I remove my roast from the zip top bag then season it again with some salt and black pepper on both sides. Then, I put my meat probe into my roast (a thermometer that sticks directly into the thickest part of the roast and then plugs in to my smoker for an instant read). If you don’t have this, (you can but a cheap meat thermometer probe at Walmart), you can use a meat thermometer that can stay in the meat as it cooks, or you can use a digital thermometer and start checking the temperature at 90 minutes of smoking! If you are using a meat thermometer that you have to insert to check the temperature, do not start checking it until it has smoked 90 minutes. You do not want to open the lid to keep checking the temperature until absolute necessary.
My roast usually smokes at 225 degrees for an hour and half to two hours. It varies every time but never stays smoking more than 2 hours!
Many people will tell you to pull the roast off when it reaches 130 degrees. At 130 degrees, after it rests for 20 minutes the roast will be pink. I don’t mind pink meat but I like to cook mine a bit longer to 145 degrees before pulling it off. At 145 it cooked perfectly to my liking…. not too pink but not fully cooked to well done, not dry, very flavorful and juicy, but still a little pink in the middle. It is definitely not too done. I would say it is more of a medium-rare (only slightly rare) at 145, where as if you pull it at 130, I consider it rare. After you take it off the smoker it needs to be covered in foil and left to rest for 20 minutes. Resting is very important because the internal temperature continues to rise after you pull it off and the meat will continue to cook and the juices are able to evenly distribute and settle, so don’t skip this step….resting is important).

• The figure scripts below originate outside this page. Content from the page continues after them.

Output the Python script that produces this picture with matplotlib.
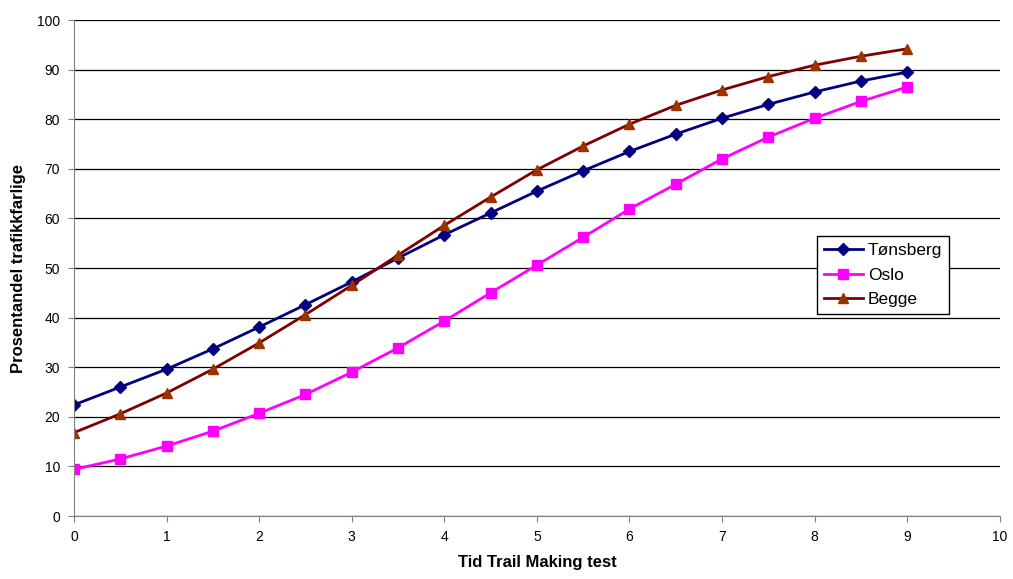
import numpy as np
import matplotlib.pyplot as plt

x = [0, 0.5, 1, 1.5, 2, 2.5, 3, 3.5, 4, 4.5, 5, 5.5, 6, 6.5, 7, 7.5, 8, 8.5, 9]
tonsberg = [22.4, 26.0, 29.6, 33.7, 38.1, 42.6, 47.2, 52.0, 56.7, 61.1, 65.5, 69.6,
            73.5, 77.0, 80.2, 83.0, 85.5, 87.7, 89.5]
oslo = [9.4, 11.5, 14.1, 17.1, 20.7, 24.5, 29.0, 33.9, 39.3, 45.0, 50.6, 56.2,
        61.9, 66.9, 72.0, 76.4, 80.2, 83.6, 86.5]
begge = [16.8, 20.6, 24.8, 29.6, 34.9, 40.6, 46.5, 52.6, 58.6, 64.3, 69.8, 74.6,
         79.0, 82.8, 85.9, 88.6, 90.9, 92.7, 94.2]

plt.rcParams['font.family'] = ['Liberation Sans', 'DejaVu Sans']

fig = plt.figure(figsize=(10.13, 5.79), dpi=100)
ax = fig.add_axes([0.073, 0.1088, 0.914, 0.8566])

ax.plot(x, tonsberg, color='#000080', lw=2, marker='D', ms=6, label='Tønsberg')
ax.plot(x, oslo, color='#FF00FF', lw=2, marker='s', ms=7, label='Oslo')
ax.plot(x, begge, color='#800000', lw=2, marker='^', ms=7,
        mfc='#993300', mec='#993300', label='Begge')

ax.set_xlim(0, 10)
ax.set_ylim(0, 100)
ax.set_xticks(range(0, 11))
ax.set_yticks(range(0, 101, 10))
ax.yaxis.grid(True, color='black', lw=0.9)
ax.set_axisbelow(True)
for s in ['top', 'right']:
    ax.spines[s].set_visible(False)
for s in ['left', 'bottom']:
    ax.spines[s].set_color('#808080')
ax.tick_params(direction='out', length=4, color='#808080', labelsize=10, pad=6)

ax.set_xlabel('Tid Trail Making test', fontsize=12, fontweight='bold', labelpad=8)
ax.set_ylabel('Prosentandel trafikkfarlige', fontsize=12, fontweight='bold', labelpad=8)

leg = ax.legend(loc='upper left', bbox_to_anchor=(0.803, 0.565), fontsize=12.5,
                frameon=True, fancybox=False, edgecolor='black', framealpha=1,
                borderpad=0.4, labelspacing=0.55, handlelength=2.2, handletextpad=0.3,
                borderaxespad=0)
leg.get_frame().set_linewidth(1)

fig.savefig('out.png', dpi=100)
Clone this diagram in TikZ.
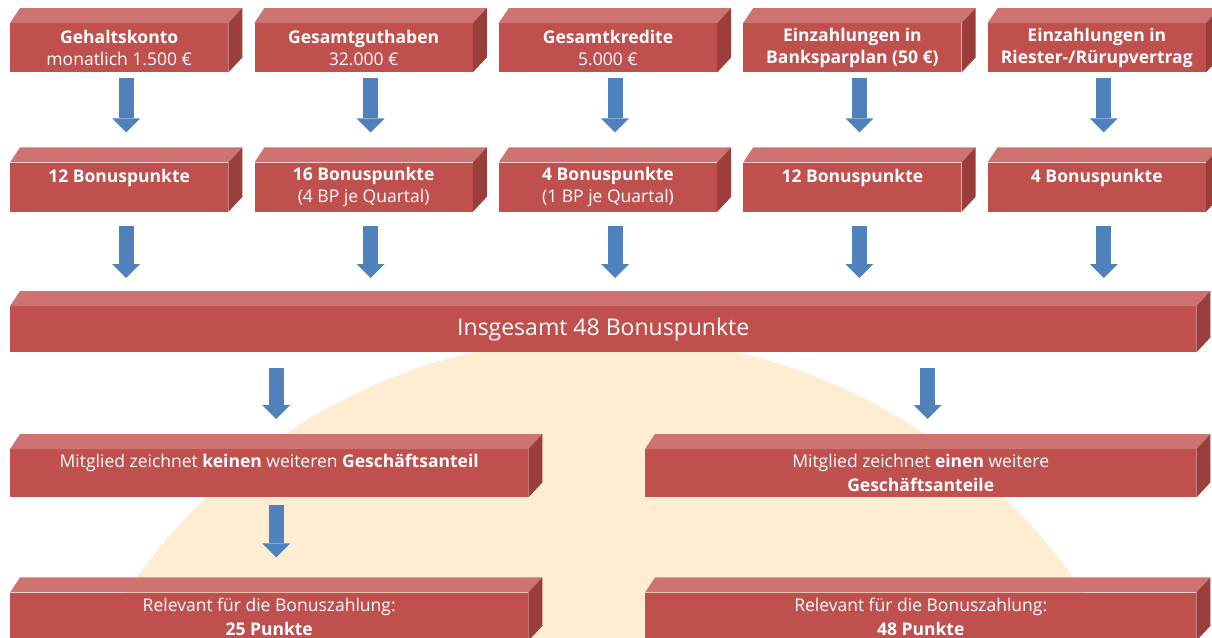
\documentclass[tikz,border=0pt]{standalone}
\usepackage{fontspec}
\setmainfont{Open Sans}
\usetikzlibrary{arrows.meta,calc,positioning}

\definecolor{brickfront}{HTML}{C0504D}
\definecolor{bricktop}{HTML}{CD7371}
\definecolor{brickside}{HTML}{9B3D3A}
\definecolor{arrowblue}{HTML}{4F81BD}
\definecolor{sunfill}{HTML}{FEEDD2}

\tikzset{
  brick/.style={fill=brickfront,text=white,align=center,inner sep=0pt,minimum width=218pt,minimum height=49pt,font=\fontsize{17.5}{22}\selectfont},
  widebrick/.style={brick,minimum width=1186pt,minimum height=46pt,font=\fontsize{23}{26}\selectfont},
  halfbrick/.style={brick,minimum height=48pt,font=\fontsize{17.5}{24}\selectfont},
  bluearrow/.style={draw=arrowblue,line width=15pt,-{Triangle[width=28pt,length=14pt,line width=0pt]}}
}

\begin{document}
\begin{tikzpicture}[x=1pt,y=1pt]
\useasboundingbox (0,0) rectangle (1212,-637);
\clip (0,0) rectangle (1212,-637);
\fill[sunfill] (605,-913) circle (576);

% first row
\node[brick,anchor=north west] (gk) at (10,-23) {\textbf{Gehaltskonto}\\monatlich 1.500 €};
\node[brick,right=26pt of gk] (gg) {\textbf{Gesamtguthaben}\\32.000 €};
\node[brick,right=26pt of gg] (gkr) {\textbf{Gesamtkredite}\\5.000 €};
\node[brick,right=26pt of gkr] (bsp) {\textbf{Einzahlungen in}\\\textbf{Banksparplan (50 €)}};
\node[brick,right=26pt of bsp] (rr) {\textbf{Einzahlungen in}\\\textbf{Riester-/Rürupvertrag}};

% bonus points
\node[brick,below=90pt of gk] (bp1) {\textbf{12 Bonuspunkte}\\~};
\node[brick,below=90pt of gg] (bp2) {\textbf{16 Bonuspunkte}\\(4 BP je Quartal)};
\node[brick,below=90pt of gkr] (bp3) {\textbf{4 Bonuspunkte}\\(1 BP je Quartal)};
\node[brick,below=90pt of bsp] (bp4) {\textbf{12 Bonuspunkte}\\~};
\node[brick,below=90pt of rr] (bp5) {\textbf{4 Bonuspunkte}\\~};

\node[widebrick,anchor=north west] (sum) at (10,-306) {Insgesamt 48 Bonuspunkte};

\node[halfbrick,minimum width=518pt,anchor=north west] (kein) at (10,-449) {Mitglied zeichnet \textbf{keinen} weiteren \textbf{Geschäftsanteil}\\~};
\node[halfbrick,minimum width=551pt,anchor=north west] (ein) at (645,-449) {Mitglied zeichnet \textbf{einen} weitere\\\textbf{Geschäftsanteile}};
\node[halfbrick,minimum width=518pt,below=95pt of kein] (relk) {Relevant für die Bonuszahlung:\\\textbf{25 Punkte}};
\node[halfbrick,minimum width=551pt,below=95pt of ein] (relein) {Relevant für die Bonuszahlung:\\\textbf{48 Punkte}};

% top and side faces
\foreach \b in {gk,gg,gkr,bsp,rr,bp1,bp2,bp3,bp4,bp5,sum,kein,ein,relk,relein} {
  \fill[bricktop] (\b.north west) -- ++(10,15) -- ($(\b.north east)+(14,15)$) -- (\b.north east) -- cycle;
  \fill[brickside] (\b.north east) -- ++(14,15) -- ($(\b.south east)+(14,15)$) -- (\b.south east) -- cycle;
}

% arrows
\foreach \a/\c in {gk/bp1,gg/bp2,gkr/bp3,bsp/bp4,rr/bp5} {
  \draw[bluearrow] ($(\a.south)+(7,-6)$) -- ($(\c.north)+(7,30)$);
  \draw[bluearrow] ($(\c.south)+(7,-14)$) -- ($(\c.south |- sum.north)+(7,28)$);
}
\draw[bluearrow] ($(sum.south -| kein.north)+(7,-16)$) -- ($(kein.north)+(7,30)$);
\draw[bluearrow] ($(sum.south -| ein.north)+(7,-16)$) -- ($(ein.north)+(7,30)$);
\draw[bluearrow] ($(kein.south)+(7,-8)$) -- ($(relk.north)+(7,35)$);
\end{tikzpicture}
\end{document}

After it has rested, you can slice it up! I usually try and slice it to 1/4 inch thickness and always cut against the grain. To cut against the grain, notice the fibers/lines in the meat and cut opposite of the fibers/lines. As the Butcher Man mentioned above, the roast has two different directions that the fibers run, so cut the roast in two, where the fibers change direction, and then slice against the grain for each separate piece.
The tri-tip roast is tender and juicy with amazing flavor. It is delicious on its own, or with a baked potato, salad or roasted veggies.
I love to eat mine on a hoagie with mayo, BBQ sauce, and yellow onion and it is the most juicy, flavorful sandwich I’ve ever eaten!
Hope you enjoy!
Tri- Tip Roast (on the Smoker)
- 2 1/2 lb Tri-Tip Roast
- 1/4 cup canola oil
- 1/4 cup red wine vinegar
- 2 tsp dijon mustard
- 1 tsp kosher salt
- 1 tsp season salt
- 1 tsp onion powder
- 2 tsp garlic powder
- 2 tsp paprika
- 1 tsp black pepper
- 1/2 tsp dried thyme rosemary is a god substitute
- 1/2 tsp cayenne pepper
To Marinade the Tri-Tip Roast
- Mix all of the marinade ingredients together.
- Rub the marinade on the roast, making sure the entire roast is covered.
- Let the Tri-Tip Roast marinade in the fridge for at least 12 hours, no more than 24 hours. I put my roast in a zip top bag, and it works great. You can also leave it in a glass or ceramic dish, covered.
Smoking the Tri-Tip Roast
- Heat smoker accordingly. I set mine on the “Smoke” setting and let it heat for 5-10 minutes with the lid open.
- Raise temperature on smoker to 225 degrees. Remove roast from zip top bag or dish. If using a probe thermometer, or other type of thermometer that stays in the meat when it cooks, insert it into the thickest part of the meat. (If it is not an electronic digital read, make sure you can see the face of the thermometer when you place it on the grill). Place roast on the smoker. I place it right on the grill, no pan underneath.
- Shut the lid of the smoker (make sure you have enough pellets in the smoker), and let it smoke for 1 1/2 – 2 hours. Check the meat temperature at 90 minutes. You want it to read anywhere from 130-145 degrees, depending on what you like. 130 degrees, after resting will be rare, and 145 will be medium-rare (perfect to me!). If you do not have a meat probe that will give you a digital read, do not open the lid and check the meat, until is has cooked for 90 minutes (one hour and a half). Then start checking the meat and let it smoke until it reaches your desired temperature.
- Once the roast has reached your desired temeprature, pull the meat off the grill and cover with foil and let it rest 20 minutes.
- When you are ready to slice/cut it, take note of the fibers. The fibers will run in two different directions. You need to cut each section against the grain. The easiest way to do this, is cut the roast in two where the fibers change dierction. This will make it easier to cut each piece against the grain.
- I eat mine on a toasted hoagie bun with mayo, BBQ sauce, and yellow onion. But you can slice it up and eat with a baked potato, roasted veggies, rice or a side salad.